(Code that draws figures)
=====

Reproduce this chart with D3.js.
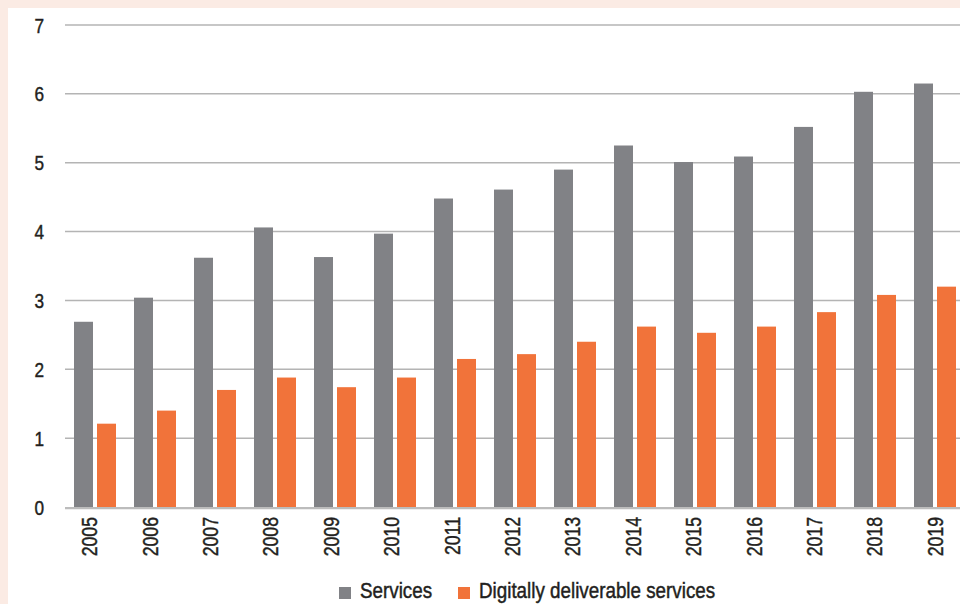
<!DOCTYPE html>
<html>
<head>
<meta charset="utf-8">
<script src="https://cdn.jsdelivr.net/npm/d3@7"></script>
<style>
  html, body { margin: 0; padding: 0; background: #fbebe4; }
  svg { display: block; }
  text { font-family: "Liberation Sans", Arial, sans-serif; fill: #231f20; stroke: #231f20; stroke-width: 0.45px; }
</style>
</head>
<body>
<svg id="chart" width="960" height="604"></svg>
<script>
// Trade values by year
const years = ["2005","2006","2007","2008","2009","2010","2011","2012","2013","2014","2015","2016","2017","2018","2019"];
const services = [2.69, 3.04, 3.62, 4.06, 3.63, 3.97, 4.48, 4.61, 4.90, 5.25, 5.01, 5.09, 5.52, 6.03, 6.15];
const digital = [1.21, 1.40, 1.70, 1.88, 1.74, 1.88, 2.15, 2.22, 2.40, 2.62, 2.53, 2.62, 2.83, 3.08, 3.20];
const yTicks = [0, 1, 2, 3, 4, 5, 6, 7];
const seriesNames = ["Services", "Digitally deliverable services"];
const seriesColors = ["#818286", "#f1733a"];

// condensed lettering: regular face squeezed horizontally
const squeeze = 0.82;
const legendSqueeze = 0.875;

const svg = d3.select("#chart");

// white panel inside the peach frame
svg.append("rect")
  .attr("x", 8).attr("y", 8)
  .attr("width", 952).attr("height", 596)
  .attr("fill", "#ffffff");

const y = d3.scaleLinear().domain([0, 7]).range([507, 25]);

const x0 = d3.scaleBand()
  .domain(years)
  .range([65, 965])
  .paddingInner(0.3)
  .paddingOuter(0.15);

const x1 = d3.scaleBand()
  .domain(seriesNames)
  .range([0, x0.bandwidth()])
  .paddingInner(0.174)
  .paddingOuter(0);

// category label positions along the bottom
const xLabel = d3.scaleBand().domain(years).range([59, 965]);

// gridlines
svg.append("g").selectAll("line")
  .data(yTicks.filter(d => d > 0))
  .join("line")
  .attr("x1", 65).attr("x2", 960)
  .attr("y1", d => y(d)).attr("y2", d => y(d))
  .attr("stroke", "#b4b4b4")
  .attr("stroke-width", 1.5);

// y tick labels
svg.append("g").selectAll("text")
  .data(yTicks)
  .join("text")
  .attr("transform", d => `translate(44,${y(d)}) scale(${squeeze},1)`)
  .attr("dy", "0.36em")
  .attr("text-anchor", "end")
  .attr("font-size", 21)
  .text(d => d);

// bars
const rows = years.map((yr, i) => ({ year: yr, values: [services[i], digital[i]] }));
const groups = svg.append("g").selectAll("g")
  .data(rows)
  .join("g")
  .attr("transform", d => `translate(${x0(d.year)},0)`);

groups.selectAll("rect")
  .data(d => d.values.map((v, k) => ({ name: seriesNames[k], value: v, color: seriesColors[k] })))
  .join("rect")
  .attr("x", d => x1(d.name))
  .attr("width", x1.bandwidth())
  .attr("y", d => y(d.value))
  .attr("height", d => y(0) - y(d.value))
  .attr("fill", d => d.color);

// baseline
svg.append("line")
  .attr("x1", 65).attr("x2", 960)
  .attr("y1", y(0) + 1.2).attr("y2", y(0) + 1.2)
  .attr("stroke", "#bcbcbc")
  .attr("stroke-width", 2.2);

// year labels, rotated
svg.append("g").selectAll("text")
  .data(years)
  .join("text")
  .attr("transform", d => `translate(${xLabel(d) + xLabel.bandwidth() / 2},517) rotate(-90) scale(${squeeze * 0.98},1)`)
  .attr("dy", "0.36em")
  .attr("text-anchor", "end")
  .attr("font-size", 22)
  .text(d => d);

// legend
const legend = svg.append("g");
const legendX = [339, 458];
seriesNames.forEach((name, k) => {
  legend.append("rect")
    .attr("x", legendX[k]).attr("y", 587)
    .attr("width", 12).attr("height", 12)
    .attr("fill", seriesColors[k]);
  legend.append("text")
    .attr("transform", `translate(${legendX[k] + 21},598) scale(${legendSqueeze},1)`)
    .attr("font-size", 21.5)
    .text(name);
});
</script>
</body>
</html>
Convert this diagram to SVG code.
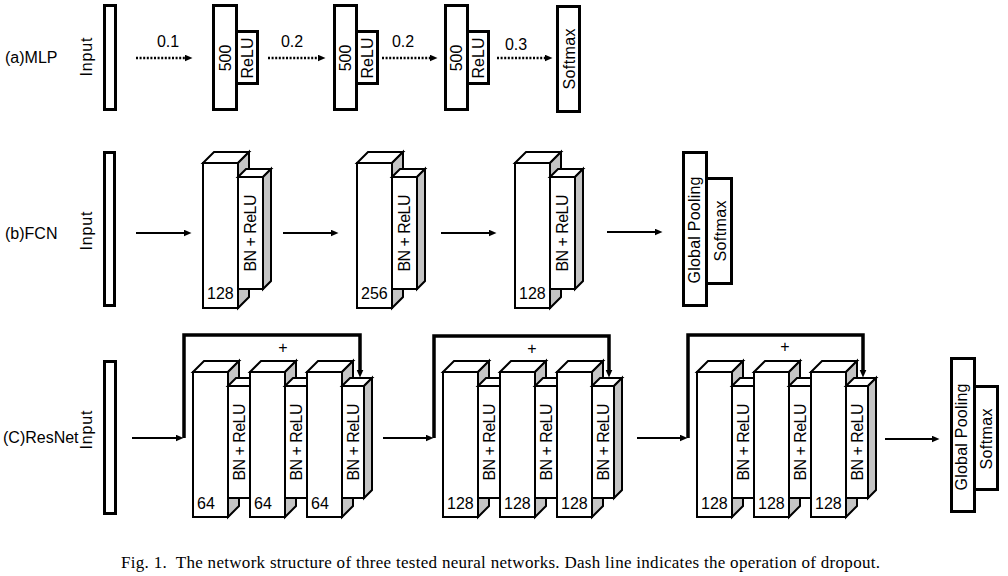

=====

> [WHAT TO PRODUCE]:
Provide the count, and nothing else, of lines in the data above where the word "chart" occurs.

> [RESPONSE]:
3